- **Stated exercise**
Quote all of the data that follows exactly as written, skipping the images.

Start of Given data

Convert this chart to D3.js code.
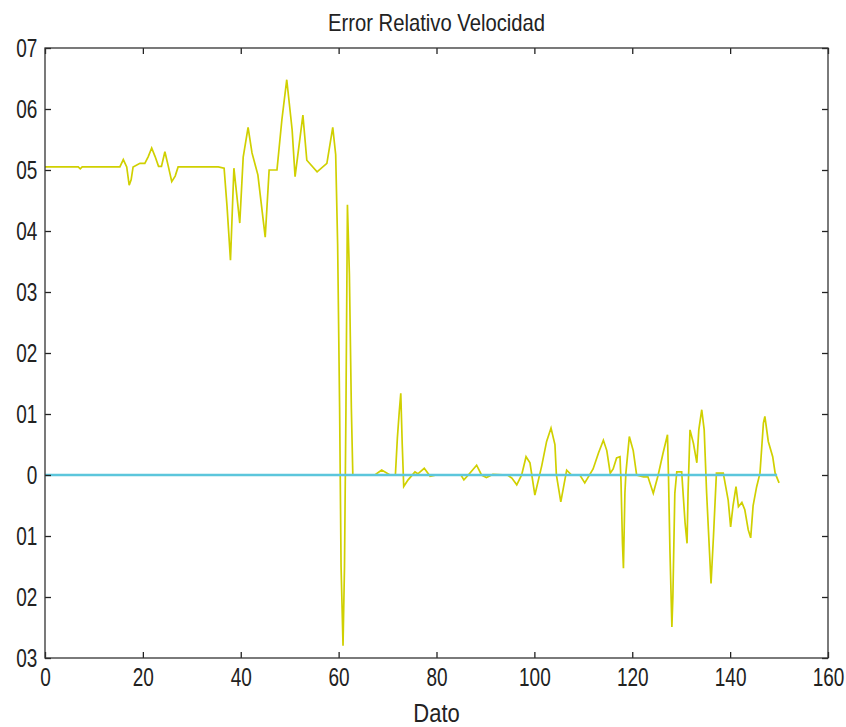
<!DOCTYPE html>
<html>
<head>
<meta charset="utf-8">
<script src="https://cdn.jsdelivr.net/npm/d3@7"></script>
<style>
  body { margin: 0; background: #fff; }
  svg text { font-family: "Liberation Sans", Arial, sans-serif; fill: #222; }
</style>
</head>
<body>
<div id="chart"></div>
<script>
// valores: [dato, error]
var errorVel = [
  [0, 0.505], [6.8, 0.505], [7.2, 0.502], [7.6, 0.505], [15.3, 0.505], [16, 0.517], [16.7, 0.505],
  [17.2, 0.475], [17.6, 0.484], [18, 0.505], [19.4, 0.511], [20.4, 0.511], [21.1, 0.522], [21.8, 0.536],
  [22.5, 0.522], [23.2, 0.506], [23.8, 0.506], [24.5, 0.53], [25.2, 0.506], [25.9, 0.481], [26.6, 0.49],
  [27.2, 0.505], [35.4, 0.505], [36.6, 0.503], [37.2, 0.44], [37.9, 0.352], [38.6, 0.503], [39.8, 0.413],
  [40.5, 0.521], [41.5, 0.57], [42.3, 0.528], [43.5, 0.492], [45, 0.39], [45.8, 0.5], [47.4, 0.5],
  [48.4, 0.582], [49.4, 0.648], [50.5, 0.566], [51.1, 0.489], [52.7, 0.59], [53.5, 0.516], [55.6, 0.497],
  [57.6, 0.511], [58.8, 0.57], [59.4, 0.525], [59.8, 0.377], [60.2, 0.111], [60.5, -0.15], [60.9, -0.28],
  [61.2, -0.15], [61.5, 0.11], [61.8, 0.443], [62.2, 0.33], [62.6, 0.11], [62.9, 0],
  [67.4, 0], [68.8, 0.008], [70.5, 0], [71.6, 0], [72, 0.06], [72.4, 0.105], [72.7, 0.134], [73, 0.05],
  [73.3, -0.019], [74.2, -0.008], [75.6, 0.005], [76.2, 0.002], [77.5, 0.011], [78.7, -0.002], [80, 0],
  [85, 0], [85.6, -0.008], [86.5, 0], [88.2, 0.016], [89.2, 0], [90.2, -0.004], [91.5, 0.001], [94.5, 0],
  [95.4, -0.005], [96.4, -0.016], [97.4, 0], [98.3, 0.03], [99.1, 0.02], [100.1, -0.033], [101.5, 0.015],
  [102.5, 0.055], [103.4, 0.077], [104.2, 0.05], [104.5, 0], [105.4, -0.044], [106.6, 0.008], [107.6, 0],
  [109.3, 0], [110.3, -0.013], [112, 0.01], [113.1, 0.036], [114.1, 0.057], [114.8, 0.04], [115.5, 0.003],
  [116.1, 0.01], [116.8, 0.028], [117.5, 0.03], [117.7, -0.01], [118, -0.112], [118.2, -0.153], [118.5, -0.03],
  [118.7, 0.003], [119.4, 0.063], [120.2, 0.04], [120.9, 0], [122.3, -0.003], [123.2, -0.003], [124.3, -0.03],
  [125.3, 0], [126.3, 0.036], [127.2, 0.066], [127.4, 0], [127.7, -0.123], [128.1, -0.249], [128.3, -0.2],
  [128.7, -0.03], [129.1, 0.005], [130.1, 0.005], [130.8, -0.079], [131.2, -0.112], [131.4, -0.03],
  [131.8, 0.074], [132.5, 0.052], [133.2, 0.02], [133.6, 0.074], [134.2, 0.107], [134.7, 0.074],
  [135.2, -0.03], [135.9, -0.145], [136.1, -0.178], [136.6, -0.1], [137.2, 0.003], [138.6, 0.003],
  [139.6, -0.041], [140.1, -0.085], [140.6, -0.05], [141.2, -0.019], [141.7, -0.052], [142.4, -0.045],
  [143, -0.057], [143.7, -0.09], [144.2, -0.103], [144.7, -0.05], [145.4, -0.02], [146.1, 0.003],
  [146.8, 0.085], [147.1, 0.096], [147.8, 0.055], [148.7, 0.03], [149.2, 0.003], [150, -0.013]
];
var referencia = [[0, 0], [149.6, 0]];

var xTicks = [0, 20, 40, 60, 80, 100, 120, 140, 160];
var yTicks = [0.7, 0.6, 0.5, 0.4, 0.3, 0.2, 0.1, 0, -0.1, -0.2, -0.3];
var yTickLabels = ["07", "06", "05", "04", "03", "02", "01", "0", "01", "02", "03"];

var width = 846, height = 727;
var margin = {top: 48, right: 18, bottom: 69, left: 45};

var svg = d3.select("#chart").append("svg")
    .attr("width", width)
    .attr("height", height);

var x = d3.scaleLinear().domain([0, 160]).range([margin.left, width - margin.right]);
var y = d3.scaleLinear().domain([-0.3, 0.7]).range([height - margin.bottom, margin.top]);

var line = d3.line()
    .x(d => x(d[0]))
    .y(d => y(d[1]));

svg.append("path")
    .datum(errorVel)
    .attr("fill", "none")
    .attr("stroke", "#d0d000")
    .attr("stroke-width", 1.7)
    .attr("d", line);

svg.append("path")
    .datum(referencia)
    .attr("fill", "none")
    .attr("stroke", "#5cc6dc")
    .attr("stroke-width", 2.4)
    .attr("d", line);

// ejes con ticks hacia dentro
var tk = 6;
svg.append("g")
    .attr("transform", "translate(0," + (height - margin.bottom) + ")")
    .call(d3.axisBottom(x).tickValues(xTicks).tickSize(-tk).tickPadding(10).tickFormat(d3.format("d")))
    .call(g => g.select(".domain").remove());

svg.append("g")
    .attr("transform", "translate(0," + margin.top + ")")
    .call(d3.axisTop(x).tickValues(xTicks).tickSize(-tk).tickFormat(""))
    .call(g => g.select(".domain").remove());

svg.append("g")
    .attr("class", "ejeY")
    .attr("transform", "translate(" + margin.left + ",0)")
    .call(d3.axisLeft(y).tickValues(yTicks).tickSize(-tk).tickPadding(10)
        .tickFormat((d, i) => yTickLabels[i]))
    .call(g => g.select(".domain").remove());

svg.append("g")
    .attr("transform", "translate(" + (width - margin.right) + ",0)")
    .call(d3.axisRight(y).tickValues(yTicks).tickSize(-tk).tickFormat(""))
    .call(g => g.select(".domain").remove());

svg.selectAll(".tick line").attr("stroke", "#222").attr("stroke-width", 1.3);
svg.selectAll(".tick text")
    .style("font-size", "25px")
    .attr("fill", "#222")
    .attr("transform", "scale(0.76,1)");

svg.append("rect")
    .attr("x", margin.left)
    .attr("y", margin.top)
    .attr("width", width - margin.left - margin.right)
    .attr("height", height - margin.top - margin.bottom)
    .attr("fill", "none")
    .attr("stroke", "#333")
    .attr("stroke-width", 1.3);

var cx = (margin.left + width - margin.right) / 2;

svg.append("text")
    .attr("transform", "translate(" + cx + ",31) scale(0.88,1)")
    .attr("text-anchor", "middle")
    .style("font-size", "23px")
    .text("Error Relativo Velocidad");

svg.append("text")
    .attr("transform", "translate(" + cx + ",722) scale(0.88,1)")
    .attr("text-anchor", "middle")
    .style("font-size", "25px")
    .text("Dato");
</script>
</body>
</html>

End of Given data

- **Complete answer**
Convert this chart to D3.js code.
<!DOCTYPE html>
<html>
<head>
<meta charset="utf-8">
<script src="https://cdn.jsdelivr.net/npm/d3@7"></script>
<style>
  body { margin: 0; background: #fff; }
  svg text { font-family: "Liberation Sans", Arial, sans-serif; fill: #222; }
</style>
</head>
<body>
<div id="chart"></div>
<script>
// valores: [dato, error]
var errorVel = [
  [0, 0.505], [6.8, 0.505], [7.2, 0.502], [7.6, 0.505], [15.3, 0.505], [16, 0.517], [16.7, 0.505],
  [17.2, 0.475], [17.6, 0.484], [18, 0.505], [19.4, 0.511], [20.4, 0.511], [21.1, 0.522], [21.8, 0.536],
  [22.5, 0.522], [23.2, 0.506], [23.8, 0.506], [24.5, 0.53], [25.2, 0.506], [25.9, 0.481], [26.6, 0.49],
  [27.2, 0.505], [35.4, 0.505], [36.6, 0.503], [37.2, 0.44], [37.9, 0.352], [38.6, 0.503], [39.8, 0.413],
  [40.5, 0.521], [41.5, 0.57], [42.3, 0.528], [43.5, 0.492], [45, 0.39], [45.8, 0.5], [47.4, 0.5],
  [48.4, 0.582], [49.4, 0.648], [50.5, 0.566], [51.1, 0.489], [52.7, 0.59], [53.5, 0.516], [55.6, 0.497],
  [57.6, 0.511], [58.8, 0.57], [59.4, 0.525], [59.8, 0.377], [60.2, 0.111], [60.5, -0.15], [60.9, -0.28],
  [61.2, -0.15], [61.5, 0.11], [61.8, 0.443], [62.2, 0.33], [62.6, 0.11], [62.9, 0],
  [67.4, 0], [68.8, 0.008], [70.5, 0], [71.6, 0], [72, 0.06], [72.4, 0.105], [72.7, 0.134], [73, 0.05],
  [73.3, -0.019], [74.2, -0.008], [75.6, 0.005], [76.2, 0.002], [77.5, 0.011], [78.7, -0.002], [80, 0],
  [85, 0], [85.6, -0.008], [86.5, 0], [88.2, 0.016], [89.2, 0], [90.2, -0.004], [91.5, 0.001], [94.5, 0],
  [95.4, -0.005], [96.4, -0.016], [97.4, 0], [98.3, 0.03], [99.1, 0.02], [100.1, -0.033], [101.5, 0.015],
  [102.5, 0.055], [103.4, 0.077], [104.2, 0.05], [104.5, 0], [105.4, -0.044], [106.6, 0.008], [107.6, 0],
  [109.3, 0], [110.3, -0.013], [112, 0.01], [113.1, 0.036], [114.1, 0.057], [114.8, 0.04], [115.5, 0.003],
  [116.1, 0.01], [116.8, 0.028], [117.5, 0.03], [117.7, -0.01], [118, -0.112], [118.2, -0.153], [118.5, -0.03],
  [118.7, 0.003], [119.4, 0.063], [120.2, 0.04], [120.9, 0], [122.3, -0.003], [123.2, -0.003], [124.3, -0.03],
  [125.3, 0], [126.3, 0.036], [127.2, 0.066], [127.4, 0], [127.7, -0.123], [128.1, -0.249], [128.3, -0.2],
  [128.7, -0.03], [129.1, 0.005], [130.1, 0.005], [130.8, -0.079], [131.2, -0.112], [131.4, -0.03],
  [131.8, 0.074], [132.5, 0.052], [133.2, 0.02], [133.6, 0.074], [134.2, 0.107], [134.7, 0.074],
  [135.2, -0.03], [135.9, -0.145], [136.1, -0.178], [136.6, -0.1], [137.2, 0.003], [138.6, 0.003],
  [139.6, -0.041], [140.1, -0.085], [140.6, -0.05], [141.2, -0.019], [141.7, -0.052], [142.4, -0.045],
  [143, -0.057], [143.7, -0.09], [144.2, -0.103], [144.7, -0.05], [145.4, -0.02], [146.1, 0.003],
  [146.8, 0.085], [147.1, 0.096], [147.8, 0.055], [148.7, 0.03], [149.2, 0.003], [150, -0.013]
];
var referencia = [[0, 0], [149.6, 0]];

var xTicks = [0, 20, 40, 60, 80, 100, 120, 140, 160];
var yTicks = [0.7, 0.6, 0.5, 0.4, 0.3, 0.2, 0.1, 0, -0.1, -0.2, -0.3];
var yTickLabels = ["07", "06", "05", "04", "03", "02", "01", "0", "01", "02", "03"];

var width = 846, height = 727;
var margin = {top: 48, right: 18, bottom: 69, left: 45};

var svg = d3.select("#chart").append("svg")
    .attr("width", width)
    .attr("height", height);

var x = d3.scaleLinear().domain([0, 160]).range([margin.left, width - margin.right]);
var y = d3.scaleLinear().domain([-0.3, 0.7]).range([height - margin.bottom, margin.top]);

var line = d3.line()
    .x(d => x(d[0]))
    .y(d => y(d[1]));

svg.append("path")
    .datum(errorVel)
    .attr("fill", "none")
    .attr("stroke", "#d0d000")
    .attr("stroke-width", 1.7)
    .attr("d", line);

svg.append("path")
    .datum(referencia)
    .attr("fill", "none")
    .attr("stroke", "#5cc6dc")
    .attr("stroke-width", 2.4)
    .attr("d", line);

// ejes con ticks hacia dentro
var tk = 6;
svg.append("g")
    .attr("transform", "translate(0," + (height - margin.bottom) + ")")
    .call(d3.axisBottom(x).tickValues(xTicks).tickSize(-tk).tickPadding(10).tickFormat(d3.format("d")))
    .call(g => g.select(".domain").remove());

svg.append("g")
    .attr("transform", "translate(0," + margin.top + ")")
    .call(d3.axisTop(x).tickValues(xTicks).tickSize(-tk).tickFormat(""))
    .call(g => g.select(".domain").remove());

svg.append("g")
    .attr("class", "ejeY")
    .attr("transform", "translate(" + margin.left + ",0)")
    .call(d3.axisLeft(y).tickValues(yTicks).tickSize(-tk).tickPadding(10)
        .tickFormat((d, i) => yTickLabels[i]))
    .call(g => g.select(".domain").remove());

svg.append("g")
    .attr("transform", "translate(" + (width - margin.right) + ",0)")
    .call(d3.axisRight(y).tickValues(yTicks).tickSize(-tk).tickFormat(""))
    .call(g => g.select(".domain").remove());

svg.selectAll(".tick line").attr("stroke", "#222").attr("stroke-width", 1.3);
svg.selectAll(".tick text")
    .style("font-size", "25px")
    .attr("fill", "#222")
    .attr("transform", "scale(0.76,1)");

svg.append("rect")
    .attr("x", margin.left)
    .attr("y", margin.top)
    .attr("width", width - margin.left - margin.right)
    .attr("height", height - margin.top - margin.bottom)
    .attr("fill", "none")
    .attr("stroke", "#333")
    .attr("stroke-width", 1.3);

var cx = (margin.left + width - margin.right) / 2;

svg.append("text")
    .attr("transform", "translate(" + cx + ",31) scale(0.88,1)")
    .attr("text-anchor", "middle")
    .style("font-size", "23px")
    .text("Error Relativo Velocidad");

svg.append("text")
    .attr("transform", "translate(" + cx + ",722) scale(0.88,1)")
    .attr("text-anchor", "middle")
    .style("font-size", "25px")
    .text("Dato");
</script>
</body>
</html>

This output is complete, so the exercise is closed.